Using Micro-Stripes V6.0 electromagnetic (EM) modelling software, the research has showed that placing a Bluetooth antennae against a plastic enclosure reduced its signal strength by 37.5% and shifted the broadcast signal to 2.159 GHz – taking the device’s performance outside the standards required for Bluetooth.
The study has huge implications for device manufacturers and demonstrates the potential hazards they could face if designers neglect to properly simulate and test their devices’ RF outputs ‘in-situ’.
David Johns, Vice President of Electromagnetic Engineering, Flomerics said, ‘The research Flomerics has conducted is of consequence to every company that is developing a Bluetooth-enabled device. The magnitude of the change in signal characteristics brought about by simply installing an antenna in a more realistic setting was huge. Manufacturers cannot expect devices to operate optimally simply because a tried and tested antenna is being used. Every application will react differently meaning that simulation and testing of each antenna is required in-situ.
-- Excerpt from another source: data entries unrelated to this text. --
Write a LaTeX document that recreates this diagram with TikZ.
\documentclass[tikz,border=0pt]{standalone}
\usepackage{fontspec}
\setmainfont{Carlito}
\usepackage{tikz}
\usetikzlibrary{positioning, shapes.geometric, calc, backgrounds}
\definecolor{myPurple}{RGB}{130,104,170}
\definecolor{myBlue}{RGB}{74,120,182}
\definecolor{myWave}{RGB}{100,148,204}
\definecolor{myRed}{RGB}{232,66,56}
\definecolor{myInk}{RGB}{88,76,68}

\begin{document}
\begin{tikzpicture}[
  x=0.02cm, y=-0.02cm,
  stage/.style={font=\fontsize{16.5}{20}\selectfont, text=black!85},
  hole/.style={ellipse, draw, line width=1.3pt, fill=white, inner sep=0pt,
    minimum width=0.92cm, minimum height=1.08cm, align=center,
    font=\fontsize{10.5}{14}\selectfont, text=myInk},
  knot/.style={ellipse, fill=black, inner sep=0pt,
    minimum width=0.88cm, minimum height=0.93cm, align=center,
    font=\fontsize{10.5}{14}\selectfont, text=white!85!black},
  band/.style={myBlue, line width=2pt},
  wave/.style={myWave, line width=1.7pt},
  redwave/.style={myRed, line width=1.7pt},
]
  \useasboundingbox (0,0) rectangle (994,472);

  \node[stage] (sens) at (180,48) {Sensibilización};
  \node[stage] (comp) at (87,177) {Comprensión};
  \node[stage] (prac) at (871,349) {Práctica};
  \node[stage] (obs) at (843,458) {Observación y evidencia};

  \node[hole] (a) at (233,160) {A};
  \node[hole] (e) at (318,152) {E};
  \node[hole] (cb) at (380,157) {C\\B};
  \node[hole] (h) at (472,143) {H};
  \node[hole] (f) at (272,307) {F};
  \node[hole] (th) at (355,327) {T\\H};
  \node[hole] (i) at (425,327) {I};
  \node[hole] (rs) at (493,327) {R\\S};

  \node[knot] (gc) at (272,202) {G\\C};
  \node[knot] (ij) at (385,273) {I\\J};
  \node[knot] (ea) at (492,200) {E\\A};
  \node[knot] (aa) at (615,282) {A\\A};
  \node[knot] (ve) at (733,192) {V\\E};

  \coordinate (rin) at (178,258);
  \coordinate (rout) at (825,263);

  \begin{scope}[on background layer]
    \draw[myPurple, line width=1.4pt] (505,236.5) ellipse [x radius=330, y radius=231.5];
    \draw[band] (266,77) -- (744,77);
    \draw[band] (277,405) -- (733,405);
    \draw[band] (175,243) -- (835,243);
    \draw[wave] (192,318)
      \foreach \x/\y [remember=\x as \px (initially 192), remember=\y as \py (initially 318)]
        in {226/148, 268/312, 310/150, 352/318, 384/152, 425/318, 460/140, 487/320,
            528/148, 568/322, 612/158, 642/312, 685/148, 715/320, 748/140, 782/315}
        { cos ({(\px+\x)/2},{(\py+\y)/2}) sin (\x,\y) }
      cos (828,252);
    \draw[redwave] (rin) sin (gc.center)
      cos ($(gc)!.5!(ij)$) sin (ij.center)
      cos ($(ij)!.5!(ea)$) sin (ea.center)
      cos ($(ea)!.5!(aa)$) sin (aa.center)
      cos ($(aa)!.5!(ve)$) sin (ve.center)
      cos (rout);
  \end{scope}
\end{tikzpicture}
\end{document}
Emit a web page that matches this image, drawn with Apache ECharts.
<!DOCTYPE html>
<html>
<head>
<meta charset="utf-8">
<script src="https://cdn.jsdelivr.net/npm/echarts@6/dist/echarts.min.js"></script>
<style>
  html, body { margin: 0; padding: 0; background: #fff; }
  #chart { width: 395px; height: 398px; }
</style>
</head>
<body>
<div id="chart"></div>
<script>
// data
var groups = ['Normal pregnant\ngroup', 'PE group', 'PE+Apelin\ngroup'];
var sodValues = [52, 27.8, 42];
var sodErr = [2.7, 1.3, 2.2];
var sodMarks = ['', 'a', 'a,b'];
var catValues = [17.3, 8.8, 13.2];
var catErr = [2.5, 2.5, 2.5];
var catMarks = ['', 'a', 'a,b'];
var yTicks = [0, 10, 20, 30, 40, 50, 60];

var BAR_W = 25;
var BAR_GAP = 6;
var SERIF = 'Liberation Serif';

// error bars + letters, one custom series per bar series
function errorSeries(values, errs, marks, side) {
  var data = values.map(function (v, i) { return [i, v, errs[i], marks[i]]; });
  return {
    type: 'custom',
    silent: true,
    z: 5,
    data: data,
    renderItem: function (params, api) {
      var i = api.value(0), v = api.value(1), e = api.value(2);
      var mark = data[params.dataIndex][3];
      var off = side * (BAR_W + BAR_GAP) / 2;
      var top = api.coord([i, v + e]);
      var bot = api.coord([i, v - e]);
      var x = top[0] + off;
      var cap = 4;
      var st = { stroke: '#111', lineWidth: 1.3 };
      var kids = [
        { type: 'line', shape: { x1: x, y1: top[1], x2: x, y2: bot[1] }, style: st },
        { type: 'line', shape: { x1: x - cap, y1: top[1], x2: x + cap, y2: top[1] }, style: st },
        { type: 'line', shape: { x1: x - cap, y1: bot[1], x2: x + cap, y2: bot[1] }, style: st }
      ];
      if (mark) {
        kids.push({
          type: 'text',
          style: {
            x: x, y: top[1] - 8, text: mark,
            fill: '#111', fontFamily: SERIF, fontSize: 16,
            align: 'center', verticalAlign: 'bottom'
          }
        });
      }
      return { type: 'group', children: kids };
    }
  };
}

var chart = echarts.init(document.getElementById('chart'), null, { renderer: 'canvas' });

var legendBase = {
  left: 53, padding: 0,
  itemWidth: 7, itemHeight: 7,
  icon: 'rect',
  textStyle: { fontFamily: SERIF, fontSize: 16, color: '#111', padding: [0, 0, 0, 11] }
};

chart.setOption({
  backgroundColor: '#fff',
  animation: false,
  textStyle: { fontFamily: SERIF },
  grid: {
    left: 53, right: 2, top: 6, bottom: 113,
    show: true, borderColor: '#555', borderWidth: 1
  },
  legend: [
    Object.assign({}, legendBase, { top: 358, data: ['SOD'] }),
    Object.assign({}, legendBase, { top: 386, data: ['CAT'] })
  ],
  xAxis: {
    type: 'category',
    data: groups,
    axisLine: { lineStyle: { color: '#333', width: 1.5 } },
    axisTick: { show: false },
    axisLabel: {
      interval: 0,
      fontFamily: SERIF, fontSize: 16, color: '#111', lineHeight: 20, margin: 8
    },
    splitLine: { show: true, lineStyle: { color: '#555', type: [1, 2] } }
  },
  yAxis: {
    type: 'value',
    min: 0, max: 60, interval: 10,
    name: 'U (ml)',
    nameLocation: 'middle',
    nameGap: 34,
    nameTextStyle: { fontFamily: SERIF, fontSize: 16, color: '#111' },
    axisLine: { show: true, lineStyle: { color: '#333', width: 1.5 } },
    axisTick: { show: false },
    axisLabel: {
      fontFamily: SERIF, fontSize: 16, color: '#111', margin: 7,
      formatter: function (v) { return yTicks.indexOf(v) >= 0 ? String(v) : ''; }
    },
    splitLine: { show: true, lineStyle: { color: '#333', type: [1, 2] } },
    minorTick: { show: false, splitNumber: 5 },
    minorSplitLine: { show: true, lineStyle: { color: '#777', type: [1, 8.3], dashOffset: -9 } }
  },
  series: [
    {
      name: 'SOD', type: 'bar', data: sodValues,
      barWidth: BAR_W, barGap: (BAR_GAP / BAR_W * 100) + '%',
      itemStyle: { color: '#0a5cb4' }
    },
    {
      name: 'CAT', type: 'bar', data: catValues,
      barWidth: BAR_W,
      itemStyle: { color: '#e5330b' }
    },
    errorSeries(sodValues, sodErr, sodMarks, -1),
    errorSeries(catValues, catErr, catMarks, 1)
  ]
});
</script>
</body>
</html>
If engineers are not aware of these issues before designs are initiated, significant time and money will be wasted building and testing prototypes before an acceptable RF solution is achieved.’
Real world Bluetooth devices often use internal antennae surrounded by plastic enclosures, therefore Flomerics’ work centred on a tab mounted, embedded Bluetooth laptop antenna supplied by a leading manufacturer. To create a realistic setting, a sheet of 3mm engineering thermoplastic material with the characteristics of a leading plastic was introduced that just touched the top of the antenna. Using Micro-Stripes V6.0, a full microwave, RF and EM simulation showed that the proximity of the thermoplastic shifted the broadcast frequency to outside the Bluetooth range and increased the reflection into the input port by 37.5% – severe enough to put the unit’s performance outside the limits required for Bluetooth.
In free-space the Micro-Stripes simulated return-loss for the antenna showed a match of 22dB centred around 2.428 GHz – well within the Bluetooth range. When the same antenna was simulated with the resin touching the surface the match dropped by 6dB or 37.5% to 16dB and was centred around 2.158 GHz – significantly outside the Bluetooth broadcast range1. If this had occurred in a production device, the unit would require a significant redesign to bring it up to an actual sensitivity of -70dBm at 10m away from the antenna, adding significant costs and lengthening the product’s time-to-market.
Rachid Aitmehdi, Head of the Electromagnetic Division, Flomerics, explained, ‘With the increase in devices requiring Bluetooth connectivity, this issue is going to cost more and more manufacturers valuable time and money in the near future. Micro-Stripes is designed to address these issues and is capable of simulating arbitrary-shaped antenna structures and accurately predicting the return-loss and radiation characteristics. Antennae are usually designed to operate in a free-space environment giving a certain ‘unloaded’ performance over specific frequency bands. However, in reality it is very rare that they are actually installed in such an environment. If an antenna is installed within a system, the surrounding structure and materials can ‘load’ and affect the antenna performance.’
Flomerics research shows that all designers working with Bluetooth should be aware of the unique problems enclosures and casings may present to RF signal performance and the need to think about antenna installation very early in a product’s design.